Identities matter in a classroom because everyone is different, learns different, and are capable of different things. It is important for the teacher to learn her identity first so her can figure out the best way to teach her students. For example, I am the kind of teacher that likes to start something as a whole group but then move into smaller groups, and maybe even one on one interactions. Coworkers that I have worked with like to start in smaller groups and then bring it together at the end of the lesson. Both scenarios are differences in teaching methods and it is important to know how you teach best, in different settings. It would then also be important to learn how your students learn best. I constantly remember the term individualized instruction. Each student learns different, and it is important to know the differences so you can engage each student in the classroom.

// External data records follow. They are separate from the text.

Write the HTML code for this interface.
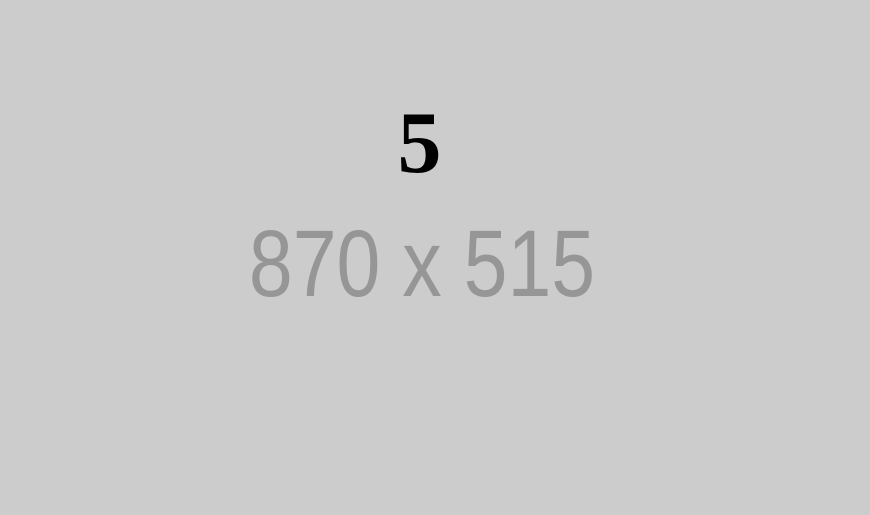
<!DOCTYPE html>
<html>
<head>
<meta charset="utf-8">
<style>
  html, body { margin: 0; padding: 0; width: 870px; height: 515px; overflow: hidden; background: #cccccc; }
  svg { display: block; }
</style>
</head>
<body>
<svg width="870" height="515" viewBox="0 0 870 515">
  <rect x="0" y="0" width="870" height="515" fill="#cccccc"/>
  <text x="419.5" y="172" text-anchor="middle" font-family="Liberation Serif, serif" font-weight="bold" font-size="88" fill="#000000">5</text>
  <g transform="translate(422,296) scale(0.83,1)">
    <text x="0" y="0" text-anchor="middle" font-family="Liberation Sans, sans-serif" font-size="95" fill="#969696">870 x 515</text>
  </g>
</svg>
</body>
</html>
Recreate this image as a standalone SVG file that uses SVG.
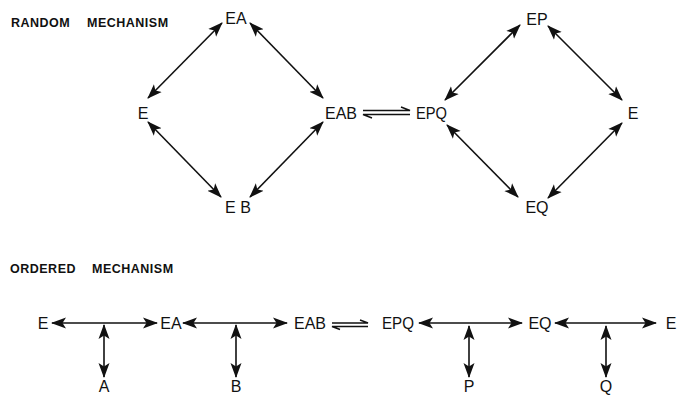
<svg xmlns="http://www.w3.org/2000/svg" width="677" height="396" viewBox="0 0 677 396">
  <style>
    .title { font-family: "Liberation Sans", Arial, sans-serif; font-size: 12.5px; font-weight: bold; letter-spacing: 0.5px; fill: #111; }
    .node { font-family: "Liberation Sans", Arial, sans-serif; font-size: 16px; fill: #111; text-anchor: middle; }
    .narrow { text-anchor: start; }
    .conn { stroke: #111; stroke-width: 1.6; fill: none; }
    .bi { marker-start: url(#head); marker-end: url(#head); }
    .half { stroke: #111; stroke-width: 1.4; fill: none; }
  </style>
  <defs>
    <marker id="head" markerUnits="userSpaceOnUse" markerWidth="16" markerHeight="12" viewBox="0 0 16 12" refX="14" refY="6" orient="auto-start-reverse">
      <path d="M0,0.5 L15,6 L0,11.5 L3.5,6 Z" fill="#111"/>
    </marker>
  </defs>

  <rect width="677" height="396" fill="#fff"/>

  <!-- section titles -->
  <text class="title" x="11" y="27">RANDOM</text>
  <text class="title" x="87" y="27">MECHANISM</text>
  <text class="title" x="10" y="273">ORDERED</text>
  <text class="title" x="92" y="273">MECHANISM</text>

  <!-- random mechanism nodes -->
  <g id="r-E1"><text class="node" x="143" y="119">E</text></g>
  <g id="r-EA"><text class="node" x="236" y="24">EA</text></g>
  <g id="r-EB"><text class="node" x="238" y="213">E B</text></g>
  <g id="r-EAB"><text class="node" x="341" y="119">EAB</text></g>
  <g id="r-EPQ"><text class="node narrow" x="416" y="119" textLength="31" lengthAdjust="spacingAndGlyphs">EPQ</text></g>
  <g id="r-EP"><text class="node" x="537" y="25">EP</text></g>
  <g id="r-EQ"><text class="node" x="537" y="213">EQ</text></g>
  <g id="r-E2"><text class="node" x="633" y="119">E</text></g>

  <!-- ordered mechanism nodes -->
  <g id="o-E1"><text class="node" x="43" y="329">E</text></g>
  <g id="o-EA"><text class="node" x="171" y="329">EA</text></g>
  <g id="o-EAB"><text class="node" x="310" y="329">EAB</text></g>
  <g id="o-EPQ"><text class="node narrow" x="382" y="329" textLength="32" lengthAdjust="spacingAndGlyphs">EPQ</text></g>
  <g id="o-EQ"><text class="node" x="540" y="329">EQ</text></g>
  <g id="o-E2"><text class="node" x="671" y="329">E</text></g>
  <g id="o-A"><text class="node" x="104" y="392">A</text></g>
  <g id="o-B"><text class="node" x="236" y="392">B</text></g>
  <g id="o-P"><text class="node" x="469" y="392">P</text></g>
  <g id="o-Q"><text class="node" x="606" y="392">Q</text></g>

  <g id="connectors">
    <!-- random mechanism: left diamond -->
    <line class="conn bi" x1="148" y1="98" x2="222" y2="23"/>
    <line class="conn bi" x1="250" y1="23" x2="323" y2="98"/>
    <line class="conn bi" x1="148" y1="122" x2="221" y2="197"/>
    <line class="conn bi" x1="250" y1="197" x2="323" y2="122"/>
    <!-- random mechanism: right diamond -->
    <line class="conn bi" x1="445" y1="100" x2="520" y2="25"/>
    <line class="conn bi" x1="548" y1="26" x2="622" y2="100"/>
    <line class="conn bi" x1="447" y1="125" x2="518" y2="197"/>
    <line class="conn bi" x1="548" y1="198" x2="622" y2="123"/>
    <!-- random: EAB / EPQ equilibrium half-arrows -->
    <path class="half" d="M363,110.5 H410 L401,107"/>
    <path class="half" d="M410,114.5 H363 L372,118"/>

    <!-- ordered mechanism: main line -->
    <line class="conn bi" x1="52" y1="323" x2="157" y2="323"/>
    <line class="conn bi" x1="183" y1="323" x2="287" y2="323"/>
    <line class="conn bi" x1="419" y1="323" x2="522" y2="323"/>
    <line class="conn bi" x1="555" y1="323" x2="656" y2="323"/>
    <!-- ordered: EAB / EPQ equilibrium half-arrows -->
    <path class="half" d="M332,323 H368 L360,320"/>
    <path class="half" d="M368,326.5 H332 L340,329.5"/>
    <!-- ordered: substrate / product branches -->
    <line class="conn bi" x1="104" y1="325" x2="104" y2="377"/>
    <line class="conn bi" x1="236" y1="325" x2="236" y2="377"/>
    <line class="conn bi" x1="469" y1="326" x2="469" y2="377"/>
    <line class="conn bi" x1="606" y1="326" x2="606" y2="377"/>
  </g>
</svg>
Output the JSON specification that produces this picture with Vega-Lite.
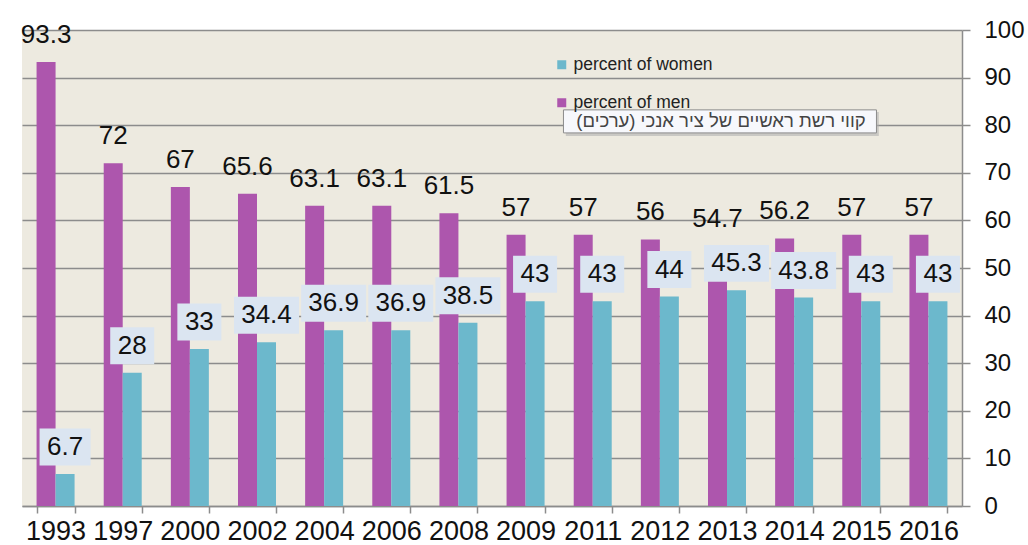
{
  "$schema": "https://vega.github.io/schema/vega-lite/v6.json",
  "width": 940,
  "height": 476,
  "autosize": "none",
  "padding": {"left": 22, "top": 30, "right": 66, "bottom": 39},
  "background": "white",
  "config": {
    "view": {"fill": "#edeae0", "stroke": null},
    "font": "Liberation Sans",
    "legend": {"padding": 0}
  },
  "data": {
    "values": [
      {"year": "1993", "sex": "percent of men", "value": 93.3},
      {"year": "1993", "sex": "percent of women", "value": 6.7},
      {"year": "1997", "sex": "percent of men", "value": 72},
      {"year": "1997", "sex": "percent of women", "value": 28},
      {"year": "2000", "sex": "percent of men", "value": 67},
      {"year": "2000", "sex": "percent of women", "value": 33},
      {"year": "2002", "sex": "percent of men", "value": 65.6},
      {"year": "2002", "sex": "percent of women", "value": 34.4},
      {"year": "2004", "sex": "percent of men", "value": 63.1},
      {"year": "2004", "sex": "percent of women", "value": 36.9},
      {"year": "2006", "sex": "percent of men", "value": 63.1},
      {"year": "2006", "sex": "percent of women", "value": 36.9},
      {"year": "2008", "sex": "percent of men", "value": 61.5},
      {"year": "2008", "sex": "percent of women", "value": 38.5},
      {"year": "2009", "sex": "percent of men", "value": 57},
      {"year": "2009", "sex": "percent of women", "value": 43},
      {"year": "2011", "sex": "percent of men", "value": 57},
      {"year": "2011", "sex": "percent of women", "value": 43},
      {"year": "2012", "sex": "percent of men", "value": 56},
      {"year": "2012", "sex": "percent of women", "value": 44},
      {"year": "2013", "sex": "percent of men", "value": 54.7},
      {"year": "2013", "sex": "percent of women", "value": 45.3},
      {"year": "2014", "sex": "percent of men", "value": 56.2},
      {"year": "2014", "sex": "percent of women", "value": 43.8},
      {"year": "2015", "sex": "percent of men", "value": 57},
      {"year": "2015", "sex": "percent of women", "value": 43},
      {"year": "2016", "sex": "percent of men", "value": 57},
      {"year": "2016", "sex": "percent of women", "value": 43}
    ]
  },
  "layer": [
    {
      "mark": {"type": "bar"},
      "encoding": {
        "x": {
          "field": "year",
          "type": "nominal",
          "scale": {"paddingInner": 0.434, "paddingOuter": 0.217},
          "axis": {
            "title": null,
            "labelAngle": 0,
            "labelFontSize": 27,
            "labelColor": "#111",
            "labelPadding": 5,
            "tickBand": "extent",
            "tickSize": 7,
            "tickColor": "#8c8c8c",
            "tickWidth": 1.5,
            "domainColor": "#8c8c8c",
            "domainWidth": 1.5,
            "grid": false
          }
        },
        "y": {
          "field": "value",
          "type": "quantitative",
          "scale": {"domain": [0, 100], "nice": false},
          "axis": {
            "orient": "right",
            "title": null,
            "values": [0, 10, 20, 30, 40, 50, 60, 70, 80, 90, 100],
            "labelFontSize": 24,
            "labelColor": "#111",
            "labelPadding": 14,
            "tickSize": 8,
            "tickColor": "#8c8c8c",
            "tickWidth": 1.5,
            "domainColor": "#8c8c8c",
            "domainWidth": 1.5,
            "grid": true,
            "gridColor": "#8c8c8c",
            "gridWidth": 1.5
          }
        },
        "xOffset": {"field": "sex", "type": "nominal", "scale": {"domain": ["percent of men", "percent of women"], "paddingInner": 0, "paddingOuter": 0}},
        "color": {
          "field": "sex",
          "type": "nominal",
          "scale": {"domain": ["percent of men", "percent of women"], "range": ["#ad56ad", "#6cb8cc"]},
          "legend": {
            "title": null,
            "orient": "none",
            "legendX": 531,
            "legendY": 26,
            "values": ["percent of women", "percent of men"],
            "symbolType": "square",
            "symbolSize": 81,
            "symbolStrokeWidth": 0,
            "labelFontSize": 17.5,
            "labelColor": "#222",
            "labelOffset": 3,
            "rowPadding": 19
          }
        }
      }
    },
    {
      "transform": [{"filter": "datum.sex == 'percent of men'"}],
      "mark": {"type": "text", "dy": -27, "fontSize": 26, "color": "#111", "baseline": "middle"},
      "encoding": {
        "x": {"field": "year", "type": "nominal"},
        "y": {"field": "value", "type": "quantitative"},
        "xOffset": {"field": "sex", "type": "nominal"},
        "text": {"field": "value", "type": "nominal"}
      }
    },
    {
      "transform": [{"filter": "datum.sex == 'percent of women'"}],
      "mark": {"type": "point", "filled": true, "fill": "#dbe5f1", "opacity": 1, "size": 4225, "yOffset": -27, "strokeWidth": 0},
      "encoding": {
        "x": {"field": "year", "type": "nominal"},
        "y": {"field": "value", "type": "quantitative"},
        "xOffset": {"field": "sex", "type": "nominal"},
        "shape": {
          "condition": [
            {"test": "datum.value < 10", "value": "M-0.785,-0.569H0.785V0.569H-0.785Z"},
            {"test": "datum.value % 1 == 0", "value": "M-0.677,-0.569H0.677V0.569H-0.677Z"}
          ],
          "value": "M-1,-0.569H1V0.569H-1Z"
        }
      }
    },
    {
      "transform": [{"filter": "datum.sex == 'percent of women'"}],
      "mark": {"type": "text", "dy": -27, "fontSize": 26, "color": "#111", "baseline": "middle"},
      "encoding": {
        "x": {"field": "year", "type": "nominal"},
        "y": {"field": "value", "type": "quantitative"},
        "xOffset": {"field": "sex", "type": "nominal"},
        "text": {"field": "value", "type": "nominal"}
      }
    },
    {
      "data": {"values": [{"note": "קווי רשת ראשיים של ציר אנכי (ערכים)\u200f"}]},
      "mark": {"type": "point", "filled": true, "fill": "#b0b0b0", "opacity": 0.6, "strokeWidth": 0, "size": 97969},
      "encoding": {
        "x": {"datum": "2013", "type": "nominal"},
        "y": {"datum": 80.8, "type": "quantitative"},
        "shape": {"value": "M-1.03,-0.06H0.97V0.093H-1.03Z"}
      }
    },
    {
      "data": {"values": [{"note": "קווי רשת ראשיים של ציר אנכי (ערכים)\u200f"}]},
      "mark": {"type": "point", "filled": true, "fill": "#f7f8fc", "opacity": 1, "stroke": "#8c8c8c", "strokeWidth": 1, "size": 97969},
      "encoding": {
        "x": {"datum": "2013", "type": "nominal"},
        "y": {"datum": 80.8, "type": "quantitative"},
        "shape": {"value": "M-1.045,-0.0735H0.955V0.0735H-1.045Z"}
      }
    },
    {
      "data": {"values": [{"note": "קווי רשת ראשיים של ציר אנכי (ערכים)\u200f"}]},
      "mark": {"type": "text", "fontSize": 18.5, "color": "#444", "baseline": "middle", "dx": -6},
      "encoding": {
        "x": {"datum": "2013", "type": "nominal"},
        "y": {"datum": 80.8, "type": "quantitative"},
        "text": {"field": "note", "type": "nominal"}
      }
    }
  ]
}
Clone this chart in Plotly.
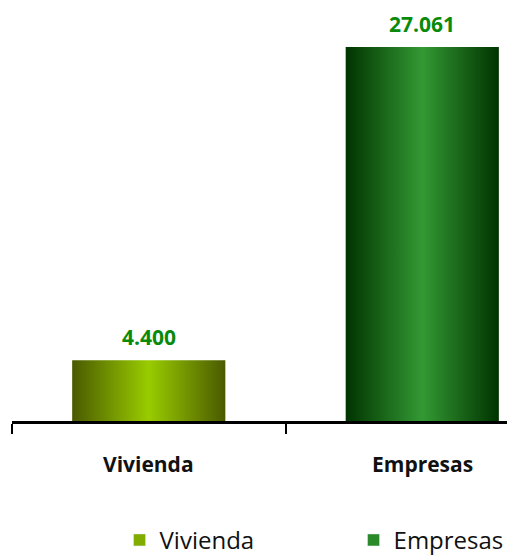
import plotly.graph_objects as go

categories = ["Vivienda", "Empresas"]
values = [4400, 27061]
value_labels = ["4.400", "27.061"]
edge_colors = ["#4a5a00", "#003300"]
mid_colors = ["#99cc00", "#339933"]
legend_colors = ["#80ad00", "#2a8a2a"]

bar_w = 0.56
fig = go.Figure()

for i, (cat, v) in enumerate(zip(categories, values)):
    x0, x1 = i - bar_w / 2, i + bar_w / 2
    fig.add_trace(go.Scatter(
        x=[x0, x1, x1, x0, x0], y=[0, 0, v, v, 0],
        mode="lines", line=dict(width=0), fill="toself",
        fillgradient=dict(type="horizontal",
                          colorscale=[[0, edge_colors[i]], [0.5, mid_colors[i]], [1, edge_colors[i]]]),
        showlegend=False, hoverinfo="skip"))
    fig.add_annotation(x=i, y=v, text="<b>%s</b>" % value_labels[i], showarrow=False,
                       yanchor="middle", yshift=23,
                       font=dict(family="Open Sans", size=21, color="#0a8a0a"))
    fig.add_annotation(x=i, y=0, text="<b>%s</b>" % cat, showarrow=False,
                       yanchor="middle", yshift=-43,
                       font=dict(family="Open Sans", size=21, color="#111111"))
    fig.add_trace(go.Bar(x=[None], y=[None], name=cat, marker=dict(color=legend_colors[i])))

fig.update_layout(
    width=507, height=550,
    margin=dict(l=4, r=0, t=12, b=137, autoexpand=False),
    paper_bgcolor="white", plot_bgcolor="white",
    showlegend=True,
    legend=dict(orientation="h", xref="container", x=0.22, xanchor="left",
                yref="container", y=0.073, yanchor="top",
                font=dict(family="Open Sans", size=24, color="#111111"),
                entrywidth=189, itemwidth=30),
    xaxis=dict(range=[-0.5, 1.339], showgrid=False, zeroline=False,
               showline=True, linecolor="black", linewidth=3,
               tickvals=[-0.5, 0.5, 1.5], ticks="outside", ticklen=10, tickwidth=2,
               tickcolor="black", showticklabels=False, fixedrange=True),
    yaxis=dict(range=[0, 29015], visible=False, fixedrange=True),
)

fig.write_html("out.html")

I personally learn best by doing, and have a hard time learning something if I just hear it. Some students learn by doing, or by writing, etc. These are all different identities of how children learn best. One website that I feel touches on the different learning styles talks about the concept of VARK (Visual, auditory, reading, and kinesthetic learners).
Other kinds of identities that are important to keep in mind in a learning space are the students’ backgrounds. Students may speak other languages, or come from different style families, and have completely different heritages and family traditions. It is important to stress to students that the differences are what make us unique and special from one another. In my own experiences I have found that children LOVE to learn about each other and how they are different from each other. For example, in one of my first grade classes and boy shared with the class that his grandmother lived with him and his parents. The other students thought it was so cool that he was able to have “slumber parties” with his Gramma all the time! Keep in mind some identities may be harder for others to understand, so creating a safe and trusting classroom environment will keep conversations respectful yet interesting!
The identities of the students and the teachers directly impacts our ability to relate to one another. If the identity of a student is routinely ignored, then they will be less engaged, less invested, and less respectful of the teacher ignoring them. In order to build rapport with students, as described by Hammond (2015), we must reinforce our students humanity and culture. Students that feel less engaged or respected pay less attention and do less work. Additionally, by engaging with a student’s identity, we can find better ways of relating material to their individual interests, which in turn helps build retention and understanding.
Hammond, Z. (2015). Culturally responsive teaching and the brain: promoting authentic engagement and rigor among culturally and linguistically diverse students. Thousand Oaks, California: Corwin, A Sage Company.